#### [Task brief]
The material below includes pictures; leave them out and return only the lines between the line containing "Write the matplotlib code for this chart." and the line containing "surplus, colors=colors, linewidth=0)", inclusive, word for word.

===== Excerpted records

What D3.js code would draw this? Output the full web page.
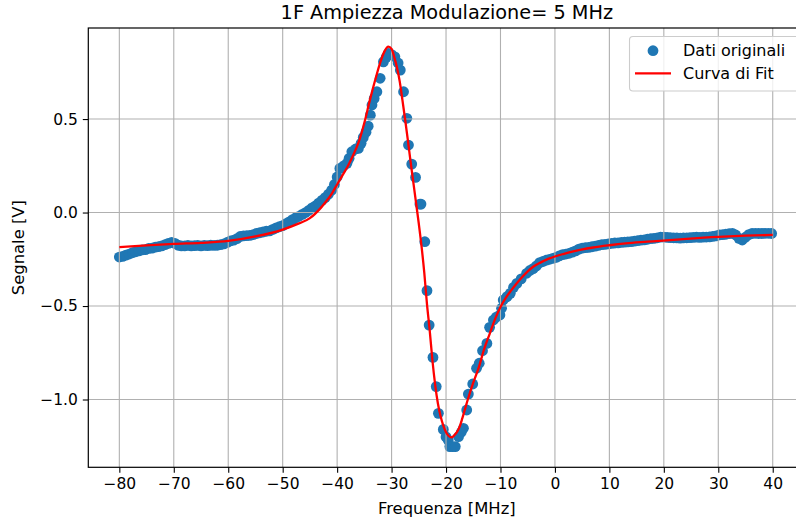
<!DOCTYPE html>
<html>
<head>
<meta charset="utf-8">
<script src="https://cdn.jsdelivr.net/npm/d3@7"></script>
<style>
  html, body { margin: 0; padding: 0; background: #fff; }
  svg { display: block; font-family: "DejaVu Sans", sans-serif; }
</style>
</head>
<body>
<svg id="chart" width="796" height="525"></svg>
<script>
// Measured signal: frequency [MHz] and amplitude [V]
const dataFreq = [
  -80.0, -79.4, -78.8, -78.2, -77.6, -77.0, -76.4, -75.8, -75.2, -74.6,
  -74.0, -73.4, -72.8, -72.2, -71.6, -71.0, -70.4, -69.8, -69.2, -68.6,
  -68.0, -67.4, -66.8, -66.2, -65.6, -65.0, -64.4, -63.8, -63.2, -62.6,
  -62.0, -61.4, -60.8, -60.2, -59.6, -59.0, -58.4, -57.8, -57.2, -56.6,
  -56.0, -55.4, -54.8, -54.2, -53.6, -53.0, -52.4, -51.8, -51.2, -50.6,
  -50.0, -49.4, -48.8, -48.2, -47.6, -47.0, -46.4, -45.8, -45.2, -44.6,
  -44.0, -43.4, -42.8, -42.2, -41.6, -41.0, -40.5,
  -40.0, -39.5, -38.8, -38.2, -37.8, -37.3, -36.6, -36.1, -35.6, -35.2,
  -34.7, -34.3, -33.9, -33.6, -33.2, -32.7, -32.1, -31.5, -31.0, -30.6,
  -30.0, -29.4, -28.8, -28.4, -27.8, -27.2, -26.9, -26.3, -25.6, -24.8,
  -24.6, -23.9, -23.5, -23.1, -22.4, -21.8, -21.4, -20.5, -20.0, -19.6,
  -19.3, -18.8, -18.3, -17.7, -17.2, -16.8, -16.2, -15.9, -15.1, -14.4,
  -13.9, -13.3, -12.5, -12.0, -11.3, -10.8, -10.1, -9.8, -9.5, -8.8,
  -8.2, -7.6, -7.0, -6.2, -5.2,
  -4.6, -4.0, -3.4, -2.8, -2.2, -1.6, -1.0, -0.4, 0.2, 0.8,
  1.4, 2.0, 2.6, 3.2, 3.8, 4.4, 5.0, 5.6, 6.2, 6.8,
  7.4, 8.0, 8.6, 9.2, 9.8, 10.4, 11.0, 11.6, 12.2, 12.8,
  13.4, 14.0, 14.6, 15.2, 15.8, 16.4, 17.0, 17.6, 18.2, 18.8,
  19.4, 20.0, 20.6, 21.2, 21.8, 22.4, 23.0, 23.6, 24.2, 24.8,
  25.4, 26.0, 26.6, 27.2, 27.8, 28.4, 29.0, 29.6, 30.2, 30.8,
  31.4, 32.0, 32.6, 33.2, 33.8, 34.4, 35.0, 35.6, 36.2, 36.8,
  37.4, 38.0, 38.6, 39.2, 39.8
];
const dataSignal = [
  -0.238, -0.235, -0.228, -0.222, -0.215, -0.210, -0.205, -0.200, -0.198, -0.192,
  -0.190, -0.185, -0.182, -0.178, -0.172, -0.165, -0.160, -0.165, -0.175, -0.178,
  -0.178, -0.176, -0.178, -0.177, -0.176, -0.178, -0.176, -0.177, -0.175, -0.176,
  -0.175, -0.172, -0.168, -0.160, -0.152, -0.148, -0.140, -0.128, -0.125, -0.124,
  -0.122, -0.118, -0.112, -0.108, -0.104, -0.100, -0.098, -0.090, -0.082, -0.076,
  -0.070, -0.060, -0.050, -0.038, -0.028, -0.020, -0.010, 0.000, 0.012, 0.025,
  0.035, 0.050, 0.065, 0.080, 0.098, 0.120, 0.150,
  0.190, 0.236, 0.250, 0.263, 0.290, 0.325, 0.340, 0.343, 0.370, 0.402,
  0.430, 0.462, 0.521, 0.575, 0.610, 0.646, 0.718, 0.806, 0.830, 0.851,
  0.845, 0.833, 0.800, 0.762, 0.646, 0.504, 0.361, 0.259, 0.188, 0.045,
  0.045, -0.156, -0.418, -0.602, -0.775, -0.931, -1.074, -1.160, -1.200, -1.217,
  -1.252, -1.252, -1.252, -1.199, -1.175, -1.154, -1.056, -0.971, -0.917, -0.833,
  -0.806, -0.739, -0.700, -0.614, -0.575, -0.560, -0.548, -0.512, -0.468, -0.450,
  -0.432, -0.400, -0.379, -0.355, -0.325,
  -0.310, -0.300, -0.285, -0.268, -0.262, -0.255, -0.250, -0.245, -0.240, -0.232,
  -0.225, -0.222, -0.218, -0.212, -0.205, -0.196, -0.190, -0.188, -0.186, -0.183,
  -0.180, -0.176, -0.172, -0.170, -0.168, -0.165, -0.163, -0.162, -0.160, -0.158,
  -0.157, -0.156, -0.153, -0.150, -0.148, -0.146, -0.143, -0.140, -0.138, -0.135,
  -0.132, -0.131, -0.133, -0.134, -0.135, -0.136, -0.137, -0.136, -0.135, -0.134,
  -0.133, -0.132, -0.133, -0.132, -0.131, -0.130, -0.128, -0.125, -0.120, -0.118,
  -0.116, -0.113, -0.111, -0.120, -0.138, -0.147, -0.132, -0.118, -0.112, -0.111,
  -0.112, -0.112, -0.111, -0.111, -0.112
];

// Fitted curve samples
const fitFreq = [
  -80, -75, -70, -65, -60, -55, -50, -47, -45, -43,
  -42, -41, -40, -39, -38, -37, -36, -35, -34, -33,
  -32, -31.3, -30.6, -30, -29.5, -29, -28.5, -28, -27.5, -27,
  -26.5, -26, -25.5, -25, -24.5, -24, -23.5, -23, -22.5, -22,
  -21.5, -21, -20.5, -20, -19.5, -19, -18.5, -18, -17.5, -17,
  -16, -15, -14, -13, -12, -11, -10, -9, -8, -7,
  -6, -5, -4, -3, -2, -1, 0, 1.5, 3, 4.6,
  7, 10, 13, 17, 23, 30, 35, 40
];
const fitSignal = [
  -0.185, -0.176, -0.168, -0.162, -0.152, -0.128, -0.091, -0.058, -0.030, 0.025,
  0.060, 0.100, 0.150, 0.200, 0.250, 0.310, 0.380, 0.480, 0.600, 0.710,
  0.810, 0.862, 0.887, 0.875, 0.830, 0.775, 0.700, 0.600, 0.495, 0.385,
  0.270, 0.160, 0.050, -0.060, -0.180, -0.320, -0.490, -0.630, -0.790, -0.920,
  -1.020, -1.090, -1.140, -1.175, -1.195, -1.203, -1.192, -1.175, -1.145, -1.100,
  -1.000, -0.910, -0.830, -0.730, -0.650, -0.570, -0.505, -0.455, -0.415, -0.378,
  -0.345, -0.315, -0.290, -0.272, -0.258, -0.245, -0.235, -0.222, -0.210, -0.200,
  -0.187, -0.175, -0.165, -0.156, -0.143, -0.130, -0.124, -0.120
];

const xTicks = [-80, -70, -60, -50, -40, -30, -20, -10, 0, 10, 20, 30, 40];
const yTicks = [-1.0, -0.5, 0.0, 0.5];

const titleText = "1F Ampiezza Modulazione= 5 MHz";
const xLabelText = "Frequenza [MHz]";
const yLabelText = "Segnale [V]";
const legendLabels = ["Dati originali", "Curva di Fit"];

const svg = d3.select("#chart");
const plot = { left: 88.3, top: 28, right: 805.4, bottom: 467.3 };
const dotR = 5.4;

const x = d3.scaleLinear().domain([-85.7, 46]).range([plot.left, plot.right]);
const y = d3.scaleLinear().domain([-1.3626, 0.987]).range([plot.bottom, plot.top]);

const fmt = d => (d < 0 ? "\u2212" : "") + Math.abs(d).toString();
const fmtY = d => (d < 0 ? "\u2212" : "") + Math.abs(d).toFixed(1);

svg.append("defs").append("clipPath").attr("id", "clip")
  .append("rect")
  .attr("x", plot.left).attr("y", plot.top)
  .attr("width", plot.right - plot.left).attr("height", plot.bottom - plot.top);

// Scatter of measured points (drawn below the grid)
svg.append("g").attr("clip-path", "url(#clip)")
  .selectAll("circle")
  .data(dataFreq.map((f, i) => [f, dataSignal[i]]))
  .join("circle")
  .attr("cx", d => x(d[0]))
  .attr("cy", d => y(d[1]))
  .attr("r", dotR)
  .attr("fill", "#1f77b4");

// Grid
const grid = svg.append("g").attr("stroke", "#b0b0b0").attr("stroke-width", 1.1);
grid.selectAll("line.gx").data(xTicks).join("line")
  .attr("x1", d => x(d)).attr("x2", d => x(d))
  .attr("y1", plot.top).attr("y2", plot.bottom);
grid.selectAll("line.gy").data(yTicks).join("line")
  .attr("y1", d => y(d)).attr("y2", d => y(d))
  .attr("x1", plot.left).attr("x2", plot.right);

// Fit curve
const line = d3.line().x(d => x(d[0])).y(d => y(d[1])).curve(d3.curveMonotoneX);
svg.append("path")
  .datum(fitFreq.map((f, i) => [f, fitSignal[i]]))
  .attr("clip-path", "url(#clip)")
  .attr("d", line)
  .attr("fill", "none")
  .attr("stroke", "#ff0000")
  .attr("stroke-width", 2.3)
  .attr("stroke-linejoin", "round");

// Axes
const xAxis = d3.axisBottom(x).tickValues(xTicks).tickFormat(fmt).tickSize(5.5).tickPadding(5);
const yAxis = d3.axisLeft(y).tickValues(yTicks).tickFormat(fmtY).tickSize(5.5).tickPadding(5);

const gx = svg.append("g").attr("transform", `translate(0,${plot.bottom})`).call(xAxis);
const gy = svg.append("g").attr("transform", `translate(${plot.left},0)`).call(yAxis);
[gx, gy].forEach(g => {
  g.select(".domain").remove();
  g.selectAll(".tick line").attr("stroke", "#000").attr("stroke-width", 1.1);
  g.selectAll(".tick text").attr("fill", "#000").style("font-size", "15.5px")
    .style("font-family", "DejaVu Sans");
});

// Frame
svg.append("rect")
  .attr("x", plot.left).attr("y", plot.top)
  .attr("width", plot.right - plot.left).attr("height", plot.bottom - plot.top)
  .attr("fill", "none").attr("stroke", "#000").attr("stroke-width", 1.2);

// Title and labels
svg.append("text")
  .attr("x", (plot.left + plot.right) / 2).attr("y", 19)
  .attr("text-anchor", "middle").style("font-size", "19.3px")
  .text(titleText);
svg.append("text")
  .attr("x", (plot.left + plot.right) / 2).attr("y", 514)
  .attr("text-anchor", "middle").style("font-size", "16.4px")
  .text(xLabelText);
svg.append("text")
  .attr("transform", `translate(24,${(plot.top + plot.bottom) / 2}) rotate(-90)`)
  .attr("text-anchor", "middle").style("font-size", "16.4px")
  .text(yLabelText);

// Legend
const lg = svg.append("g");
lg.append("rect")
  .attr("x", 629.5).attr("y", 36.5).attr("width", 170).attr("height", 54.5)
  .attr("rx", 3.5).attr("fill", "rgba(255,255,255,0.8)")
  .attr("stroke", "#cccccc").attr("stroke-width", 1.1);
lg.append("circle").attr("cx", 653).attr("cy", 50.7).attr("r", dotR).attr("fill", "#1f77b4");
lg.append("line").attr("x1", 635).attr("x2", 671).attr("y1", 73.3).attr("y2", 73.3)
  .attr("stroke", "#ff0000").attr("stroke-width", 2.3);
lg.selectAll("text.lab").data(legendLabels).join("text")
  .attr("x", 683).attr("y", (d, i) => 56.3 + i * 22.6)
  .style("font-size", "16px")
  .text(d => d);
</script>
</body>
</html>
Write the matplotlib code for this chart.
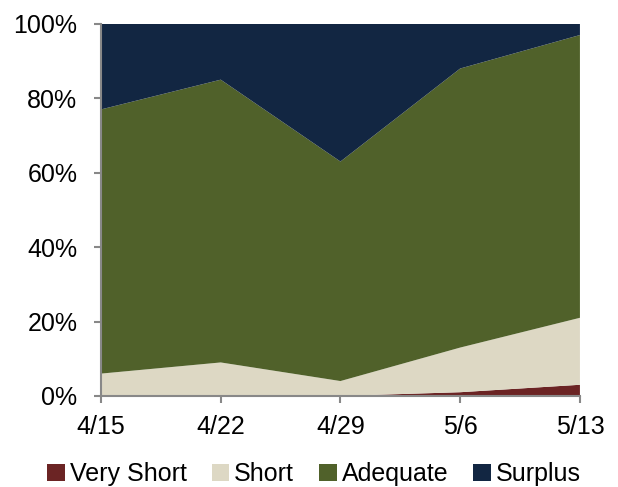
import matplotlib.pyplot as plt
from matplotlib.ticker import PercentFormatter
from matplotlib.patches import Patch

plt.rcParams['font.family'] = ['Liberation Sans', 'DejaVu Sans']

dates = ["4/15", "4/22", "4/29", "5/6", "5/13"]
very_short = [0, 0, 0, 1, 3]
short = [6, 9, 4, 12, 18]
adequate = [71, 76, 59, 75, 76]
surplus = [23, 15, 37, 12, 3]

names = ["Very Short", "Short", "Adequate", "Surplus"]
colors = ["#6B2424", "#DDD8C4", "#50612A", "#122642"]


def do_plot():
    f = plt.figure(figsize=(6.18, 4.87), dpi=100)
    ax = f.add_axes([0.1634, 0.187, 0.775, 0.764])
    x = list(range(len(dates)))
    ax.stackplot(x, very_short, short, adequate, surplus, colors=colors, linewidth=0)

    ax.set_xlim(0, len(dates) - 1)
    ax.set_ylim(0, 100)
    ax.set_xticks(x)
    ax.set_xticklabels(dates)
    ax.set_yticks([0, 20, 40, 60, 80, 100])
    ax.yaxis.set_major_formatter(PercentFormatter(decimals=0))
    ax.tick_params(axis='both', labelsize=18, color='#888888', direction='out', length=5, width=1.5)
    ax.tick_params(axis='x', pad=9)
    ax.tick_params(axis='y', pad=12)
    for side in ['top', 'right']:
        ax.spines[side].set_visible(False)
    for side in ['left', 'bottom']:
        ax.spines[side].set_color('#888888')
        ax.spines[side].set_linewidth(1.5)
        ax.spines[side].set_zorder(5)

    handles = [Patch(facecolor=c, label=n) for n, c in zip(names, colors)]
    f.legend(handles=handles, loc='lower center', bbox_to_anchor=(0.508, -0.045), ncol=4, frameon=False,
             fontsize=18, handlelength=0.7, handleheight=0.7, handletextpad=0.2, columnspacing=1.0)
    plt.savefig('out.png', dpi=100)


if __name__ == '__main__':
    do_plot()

==========

#### [Solution to this problem]
Write the matplotlib code for this chart.
import matplotlib.pyplot as plt
from matplotlib.ticker import PercentFormatter
from matplotlib.patches import Patch

plt.rcParams['font.family'] = ['Liberation Sans', 'DejaVu Sans']

dates = ["4/15", "4/22", "4/29", "5/6", "5/13"]
very_short = [0, 0, 0, 1, 3]
short = [6, 9, 4, 12, 18]
adequate = [71, 76, 59, 75, 76]
surplus = [23, 15, 37, 12, 3]

names = ["Very Short", "Short", "Adequate", "Surplus"]
colors = ["#6B2424", "#DDD8C4", "#50612A", "#122642"]


def do_plot():
    f = plt.figure(figsize=(6.18, 4.87), dpi=100)
    ax = f.add_axes([0.1634, 0.187, 0.775, 0.764])
    x = list(range(len(dates)))
    ax.stackplot(x, very_short, short, adequate, surplus, colors=colors, linewidth=0)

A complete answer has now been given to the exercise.